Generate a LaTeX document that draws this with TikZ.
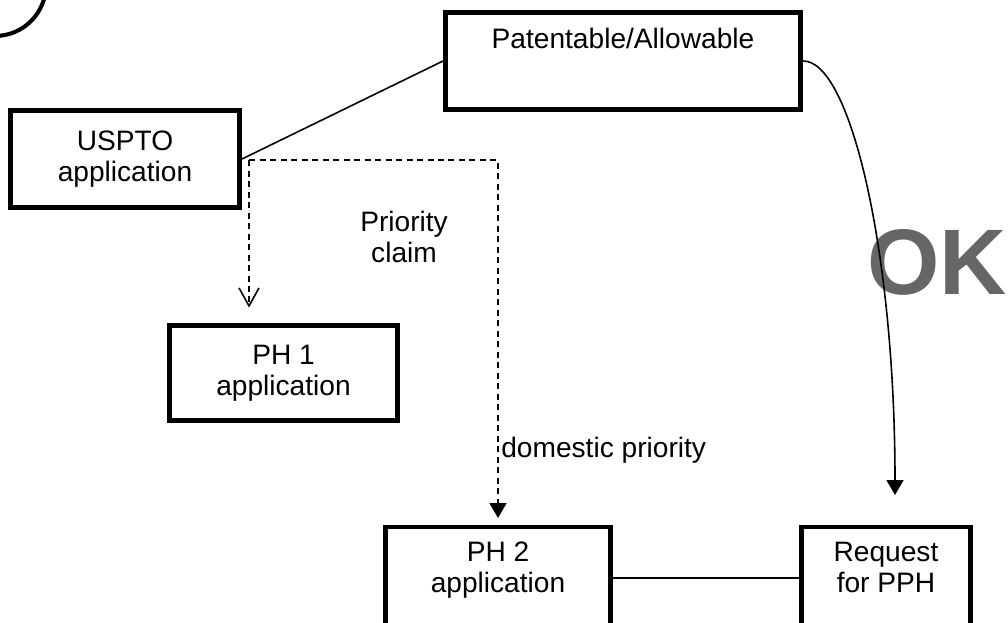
\documentclass[tikz,border=0pt]{standalone}
\usepackage{fontspec}
\setmainfont{Liberation Sans}
\usetikzlibrary{arrows.meta}

\begin{document}
\begin{tikzpicture}[
    every node/.style={font=\fontsize{16}{17.6}\selectfont},
    appbox/.style={draw, rectangle, line width=2.8pt, inner sep=0pt, align=center},
    link/.style={line width=0.9pt},
    prio/.style={line width=0.9pt, dash pattern=on 0.12cm off 0.09cm}
]
    \useasboundingbox (0,0) rectangle (20.16,-12.44);
    \draw[line width=2.3pt] (-0.1,0.3) circle (1.02cm);

    \node[appbox, minimum width=7.1cm, text height=0.71cm, text depth=1.23cm] (pat) at (12.46, -1.22) {Patentable/Allowable};
    \node[appbox, minimum width=4.58cm, minimum height=1.94cm] (uspto) at (2.5, -3.18) {USPTO\\application};
    \node[appbox, minimum width=4.56cm, minimum height=1.9cm] (ph1) at (5.67, -7.46) {PH 1\\application};
    \node[appbox, anchor=north, minimum width=4.5cm, text height=1.31cm, text depth=0.74cm] (ph2) at (9.96, -10.49) {PH 2\\application};
    \node[appbox, anchor=north, minimum width=3.38cm, text height=1.31cm, text depth=0.74cm] (req) at (17.72, -10.49) {Request\\for PPH};

    \node[align=center] (claim) at (8.08, -4.74) {Priority\\claim};
    \node[anchor=west, inner sep=0pt] (domestic) at (10.02, -9.0) {domestic priority};
    \node[font=\fontsize{53}{60}\bfseries\selectfont, text=black!60, inner sep=0pt] (ok) at (18.74, -5.24) {OK};

    \coordinate (fork) at (4.98, -3.2);
    \coordinate (reqin) at (17.9, -9.9);

    \draw[link] (uspto.east) -- (pat.west);
    \draw[prio, -{Straight Barb[length=3.6mm, width=4mm]}, shorten >=0.31cm] (fork) -- (fork |- ph1.north);
    \draw[prio, -{Triangle[length=3mm, width=3.4mm]}, shorten >=0.13cm] (fork) -| (ph2.north);
    \draw[link, -{Triangle[length=3mm, width=3.4mm]}] (pat.east) .. controls (17.0, -1.2) and (17.9, -5.0) .. (reqin);
    \draw[link] (ph2.east) -- (ph2.east -| req.west);
\end{tikzpicture}
\end{document}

═══

▸ **WHAT IS REQUIRED**
Output exactly the span of lines from the top of the listing through the line holding "at (17.9, -9.9);", and leave every picture out.

▸ **RESULT**
Generate a LaTeX document that draws this with TikZ.
\documentclass[tikz,border=0pt]{standalone}
\usepackage{fontspec}
\setmainfont{Liberation Sans}
\usetikzlibrary{arrows.meta}

\begin{document}
\begin{tikzpicture}[
    every node/.style={font=\fontsize{16}{17.6}\selectfont},
    appbox/.style={draw, rectangle, line width=2.8pt, inner sep=0pt, align=center},
    link/.style={line width=0.9pt},
    prio/.style={line width=0.9pt, dash pattern=on 0.12cm off 0.09cm}
]
    \useasboundingbox (0,0) rectangle (20.16,-12.44);
    \draw[line width=2.3pt] (-0.1,0.3) circle (1.02cm);

    \node[appbox, minimum width=7.1cm, text height=0.71cm, text depth=1.23cm] (pat) at (12.46, -1.22) {Patentable/Allowable};
    \node[appbox, minimum width=4.58cm, minimum height=1.94cm] (uspto) at (2.5, -3.18) {USPTO\\application};
    \node[appbox, minimum width=4.56cm, minimum height=1.9cm] (ph1) at (5.67, -7.46) {PH 1\\application};
    \node[appbox, anchor=north, minimum width=4.5cm, text height=1.31cm, text depth=0.74cm] (ph2) at (9.96, -10.49) {PH 2\\application};
    \node[appbox, anchor=north, minimum width=3.38cm, text height=1.31cm, text depth=0.74cm] (req) at (17.72, -10.49) {Request\\for PPH};

    \node[align=center] (claim) at (8.08, -4.74) {Priority\\claim};
    \node[anchor=west, inner sep=0pt] (domestic) at (10.02, -9.0) {domestic priority};
    \node[font=\fontsize{53}{60}\bfseries\selectfont, text=black!60, inner sep=0pt] (ok) at (18.74, -5.24) {OK};

    \coordinate (fork) at (4.98, -3.2);
    \coordinate (reqin) at (17.9, -9.9);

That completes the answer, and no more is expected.